■ What to produce ■
Write out the material again word for word, dropping any images it holds.

■ Data provided ■
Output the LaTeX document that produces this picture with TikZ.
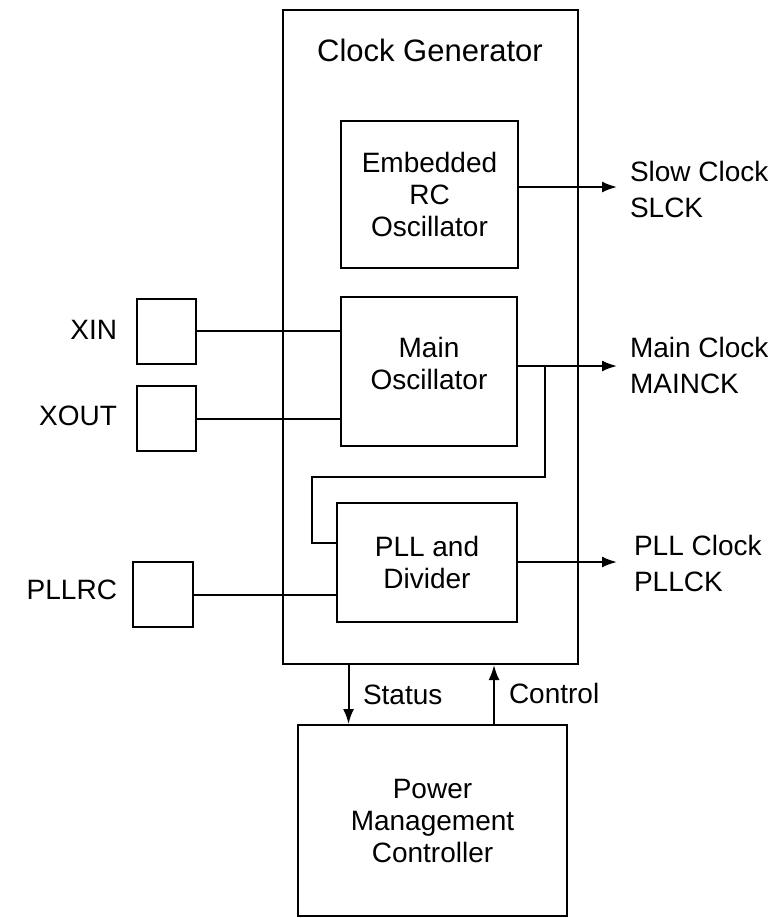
\documentclass[tikz,border=0pt]{standalone}
\usepackage{fontspec}
\setmainfont{Liberation Sans}
\usetikzlibrary{arrows.meta,calc,positioning}

\begin{document}
\begin{tikzpicture}[x=1pt,y=-1pt,>={Latex[length=15pt,width=11pt]},line width=2pt,
    blk/.style={draw,inner sep=0pt,align=center,font=\fontsize{28}{32}\selectfont},
    pad/.style={draw,inner sep=0pt,minimum width=59pt,minimum height=65pt},
    lbl/.style={inner sep=0pt,align=left,font=\fontsize{28}{36}\selectfont}]
  \useasboundingbox (0,0) rectangle (774,918);
  % outer block and its parts
  \node[blk,minimum width=295pt,minimum height=654pt] (clkgen) at (430.5,337) {};
  \node[lbl,font=\fontsize{31}{36}\selectfont] (title) at (430,50) {Clock Generator};
  \node[blk,minimum width=177pt,minimum height=147pt] (rcosc) at (429.5,194.5) {Embedded\\RC\\Oscillator};
  \node[blk,minimum width=176pt,minimum height=149pt] (mainosc) at (429,371.5) {Main\\Oscillator\\[-16pt]};
  \node[blk,minimum width=180pt,minimum height=119pt] (pll) at (427,562.5) {PLL and\\Divider};
  \node[blk,minimum width=269pt,minimum height=191pt] (pmc) at (432.5,820.5) {Power\\Management\\Controller};
  % pads
  \node[pad] (xin) at (166.5,331) {};
  \node[pad] (xout) at (166.5,418.5) {};
  \node[pad,minimum width=60pt] (pllrc) at (163,594.5) {};
  \node[lbl,anchor=east] (xinlbl) at (118,330) {XIN};
  \node[lbl,anchor=east] (xoutlbl) at (118,416) {XOUT};
  \node[lbl,anchor=east] (pllrclbl) at (118,590) {PLLRC};
  \draw (xin) -- (mainosc.west |- xin);
  \draw (xout) -- (mainosc.west |- xout);
  \draw (pllrc) -- (pll.west |- pllrc);
  % clock outputs
  \coordinate (slck) at (617,187);
  \coordinate (mainck) at (617,366);
  \coordinate (pllck) at (617,562);
  \draw[->] (rcosc.east |- slck) -- (slck);
  \draw[->] (mainosc.east |- mainck) -- (mainck);
  \draw[->] (pll.east |- pllck) -- (pllck);
  \node[lbl,anchor=west] (slcklbl) at (629,189) {Slow Clock\\SLCK};
  \node[lbl,anchor=west] (mainlbl) at (629,365) {Main Clock\\MAINCK};
  \node[lbl,anchor=west] (plllbl) at (633,563) {PLL Clock\\PLLCK};
  % main clock into the PLL
  \coordinate (fb) at ($(mainosc.east |- mainck)+(27,0)$);
  \draw (fb) -- ++(0,111) -- ++(-233,0) -- ++(0,66) coordinate (fbend) -- (fbend -| pll.west);
  % status and control
  \draw[->] ($(clkgen.south west)!0.224!(clkgen.south east)$) coordinate (st) -- (st |- pmc.north);
  \draw[->] ($(pmc.north west)!0.727!(pmc.north east)$) coordinate (ct) -- (ct |- clkgen.south);
  \node[lbl,anchor=west] (stlbl) at (362,695) {Status};
  \node[lbl,anchor=west] (ctlbl) at (508,693) {Control};
\end{tikzpicture}
\end{document}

■ Solution for this task ■
Output the LaTeX document that produces this picture with TikZ.
\documentclass[tikz,border=0pt]{standalone}
\usepackage{fontspec}
\setmainfont{Liberation Sans}
\usetikzlibrary{arrows.meta,calc,positioning}

\begin{document}
\begin{tikzpicture}[x=1pt,y=-1pt,>={Latex[length=15pt,width=11pt]},line width=2pt,
    blk/.style={draw,inner sep=0pt,align=center,font=\fontsize{28}{32}\selectfont},
    pad/.style={draw,inner sep=0pt,minimum width=59pt,minimum height=65pt},
    lbl/.style={inner sep=0pt,align=left,font=\fontsize{28}{36}\selectfont}]
  \useasboundingbox (0,0) rectangle (774,918);
  % outer block and its parts
  \node[blk,minimum width=295pt,minimum height=654pt] (clkgen) at (430.5,337) {};
  \node[lbl,font=\fontsize{31}{36}\selectfont] (title) at (430,50) {Clock Generator};
  \node[blk,minimum width=177pt,minimum height=147pt] (rcosc) at (429.5,194.5) {Embedded\\RC\\Oscillator};
  \node[blk,minimum width=176pt,minimum height=149pt] (mainosc) at (429,371.5) {Main\\Oscillator\\[-16pt]};
  \node[blk,minimum width=180pt,minimum height=119pt] (pll) at (427,562.5) {PLL and\\Divider};
  \node[blk,minimum width=269pt,minimum height=191pt] (pmc) at (432.5,820.5) {Power\\Management\\Controller};
  % pads
  \node[pad] (xin) at (166.5,331) {};
  \node[pad] (xout) at (166.5,418.5) {};
  \node[pad,minimum width=60pt] (pllrc) at (163,594.5) {};
  \node[lbl,anchor=east] (xinlbl) at (118,330) {XIN};
  \node[lbl,anchor=east] (xoutlbl) at (118,416) {XOUT};
  \node[lbl,anchor=east] (pllrclbl) at (118,590) {PLLRC};
  \draw (xin) -- (mainosc.west |- xin);
  \draw (xout) -- (mainosc.west |- xout);
  \draw (pllrc) -- (pll.west |- pllrc);
  % clock outputs
  \coordinate (slck) at (617,187);
  \coordinate (mainck) at (617,366);
  \coordinate (pllck) at (617,562);
  \draw[->] (rcosc.east |- slck) -- (slck);
  \draw[->] (mainosc.east |- mainck) -- (mainck);
  \draw[->] (pll.east |- pllck) -- (pllck);
  \node[lbl,anchor=west] (slcklbl) at (629,189) {Slow Clock\\SLCK};
  \node[lbl,anchor=west] (mainlbl) at (629,365) {Main Clock\\MAINCK};
  \node[lbl,anchor=west] (plllbl) at (633,563) {PLL Clock\\PLLCK};
  % main clock into the PLL
  \coordinate (fb) at ($(mainosc.east |- mainck)+(27,0)$);
  \draw (fb) -- ++(0,111) -- ++(-233,0) -- ++(0,66) coordinate (fbend) -- (fbend -| pll.west);
  % status and control
  \draw[->] ($(clkgen.south west)!0.224!(clkgen.south east)$) coordinate (st) -- (st |- pmc.north);
  \draw[->] ($(pmc.north west)!0.727!(pmc.north east)$) coordinate (ct) -- (ct |- clkgen.south);
  \node[lbl,anchor=west] (stlbl) at (362,695) {Status};
  \node[lbl,anchor=west] (ctlbl) at (508,693) {Control};
\end{tikzpicture}
\end{document}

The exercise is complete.